Data shown:
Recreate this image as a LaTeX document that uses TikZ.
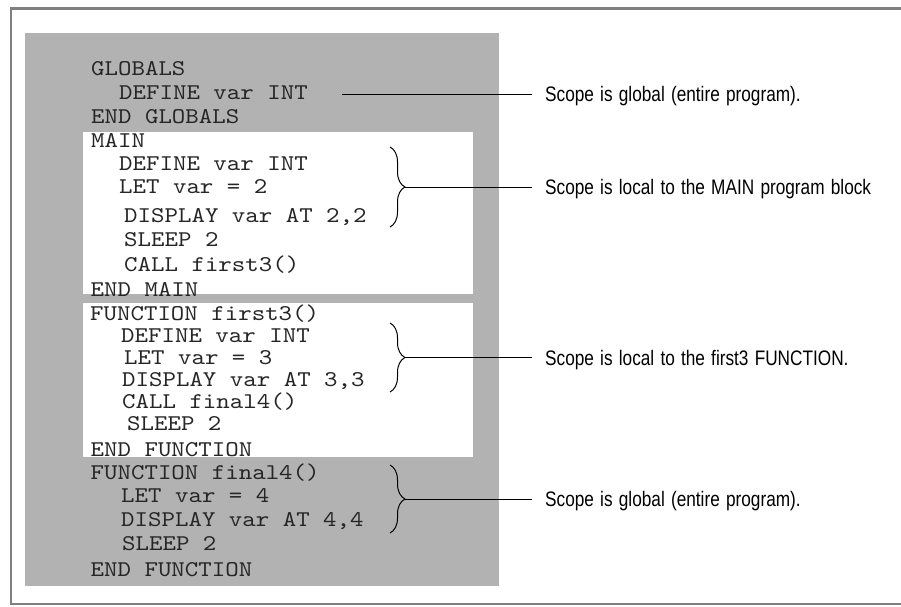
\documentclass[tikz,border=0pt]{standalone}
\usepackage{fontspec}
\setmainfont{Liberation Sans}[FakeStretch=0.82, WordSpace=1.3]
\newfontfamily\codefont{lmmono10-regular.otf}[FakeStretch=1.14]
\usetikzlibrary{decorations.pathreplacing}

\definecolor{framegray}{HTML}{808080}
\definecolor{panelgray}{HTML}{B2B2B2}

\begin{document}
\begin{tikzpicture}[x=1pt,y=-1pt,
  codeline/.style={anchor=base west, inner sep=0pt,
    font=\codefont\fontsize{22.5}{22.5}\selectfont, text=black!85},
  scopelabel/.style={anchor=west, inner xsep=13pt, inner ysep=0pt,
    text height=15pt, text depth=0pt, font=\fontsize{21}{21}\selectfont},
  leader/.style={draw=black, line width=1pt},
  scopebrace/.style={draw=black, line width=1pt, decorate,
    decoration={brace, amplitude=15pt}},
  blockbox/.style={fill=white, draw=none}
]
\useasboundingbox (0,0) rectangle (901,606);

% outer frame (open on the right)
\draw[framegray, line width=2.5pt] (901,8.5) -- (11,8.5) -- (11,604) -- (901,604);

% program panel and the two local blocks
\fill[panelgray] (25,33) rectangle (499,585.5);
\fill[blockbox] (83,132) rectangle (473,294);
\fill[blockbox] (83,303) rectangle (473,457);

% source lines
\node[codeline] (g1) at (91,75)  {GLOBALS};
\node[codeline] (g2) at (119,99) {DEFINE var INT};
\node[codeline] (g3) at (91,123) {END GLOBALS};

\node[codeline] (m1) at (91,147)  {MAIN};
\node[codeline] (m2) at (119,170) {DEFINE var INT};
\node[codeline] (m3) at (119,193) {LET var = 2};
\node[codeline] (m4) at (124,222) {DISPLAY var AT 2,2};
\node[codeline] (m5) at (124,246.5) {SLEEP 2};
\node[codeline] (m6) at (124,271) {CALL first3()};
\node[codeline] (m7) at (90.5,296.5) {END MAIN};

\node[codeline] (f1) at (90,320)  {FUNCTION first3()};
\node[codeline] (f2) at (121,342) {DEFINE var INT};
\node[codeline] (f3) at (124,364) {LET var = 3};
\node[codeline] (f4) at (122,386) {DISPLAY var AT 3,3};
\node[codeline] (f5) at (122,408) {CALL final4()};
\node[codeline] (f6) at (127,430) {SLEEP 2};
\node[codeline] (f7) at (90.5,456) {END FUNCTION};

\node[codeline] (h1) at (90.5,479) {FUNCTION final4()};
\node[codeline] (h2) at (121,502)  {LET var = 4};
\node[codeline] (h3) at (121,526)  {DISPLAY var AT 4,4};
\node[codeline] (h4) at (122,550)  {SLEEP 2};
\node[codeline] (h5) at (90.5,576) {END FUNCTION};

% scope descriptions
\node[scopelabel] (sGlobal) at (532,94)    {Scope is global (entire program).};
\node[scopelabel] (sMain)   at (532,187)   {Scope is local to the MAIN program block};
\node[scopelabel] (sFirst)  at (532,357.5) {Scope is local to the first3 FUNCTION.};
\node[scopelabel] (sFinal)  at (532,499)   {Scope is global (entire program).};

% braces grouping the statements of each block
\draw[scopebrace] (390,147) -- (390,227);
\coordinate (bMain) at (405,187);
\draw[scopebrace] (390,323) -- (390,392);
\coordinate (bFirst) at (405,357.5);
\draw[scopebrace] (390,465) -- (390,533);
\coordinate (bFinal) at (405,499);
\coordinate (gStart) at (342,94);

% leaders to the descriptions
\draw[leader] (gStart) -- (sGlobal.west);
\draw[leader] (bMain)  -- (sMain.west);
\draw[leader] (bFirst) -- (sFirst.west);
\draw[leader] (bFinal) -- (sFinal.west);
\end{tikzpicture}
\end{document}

Short task: Without the pictures, please reproduce each line of the listing above exactly, from the first one through the line bearing "(g3) at (91,123)".

Answer:
Recreate this image as a LaTeX document that uses TikZ.
\documentclass[tikz,border=0pt]{standalone}
\usepackage{fontspec}
\setmainfont{Liberation Sans}[FakeStretch=0.82, WordSpace=1.3]
\newfontfamily\codefont{lmmono10-regular.otf}[FakeStretch=1.14]
\usetikzlibrary{decorations.pathreplacing}

\definecolor{framegray}{HTML}{808080}
\definecolor{panelgray}{HTML}{B2B2B2}

\begin{document}
\begin{tikzpicture}[x=1pt,y=-1pt,
  codeline/.style={anchor=base west, inner sep=0pt,
    font=\codefont\fontsize{22.5}{22.5}\selectfont, text=black!85},
  scopelabel/.style={anchor=west, inner xsep=13pt, inner ysep=0pt,
    text height=15pt, text depth=0pt, font=\fontsize{21}{21}\selectfont},
  leader/.style={draw=black, line width=1pt},
  scopebrace/.style={draw=black, line width=1pt, decorate,
    decoration={brace, amplitude=15pt}},
  blockbox/.style={fill=white, draw=none}
]
\useasboundingbox (0,0) rectangle (901,606);

% outer frame (open on the right)
\draw[framegray, line width=2.5pt] (901,8.5) -- (11,8.5) -- (11,604) -- (901,604);

% program panel and the two local blocks
\fill[panelgray] (25,33) rectangle (499,585.5);
\fill[blockbox] (83,132) rectangle (473,294);
\fill[blockbox] (83,303) rectangle (473,457);

% source lines
\node[codeline] (g1) at (91,75)  {GLOBALS};
\node[codeline] (g2) at (119,99) {DEFINE var INT};
\node[codeline] (g3) at (91,123) {END GLOBALS};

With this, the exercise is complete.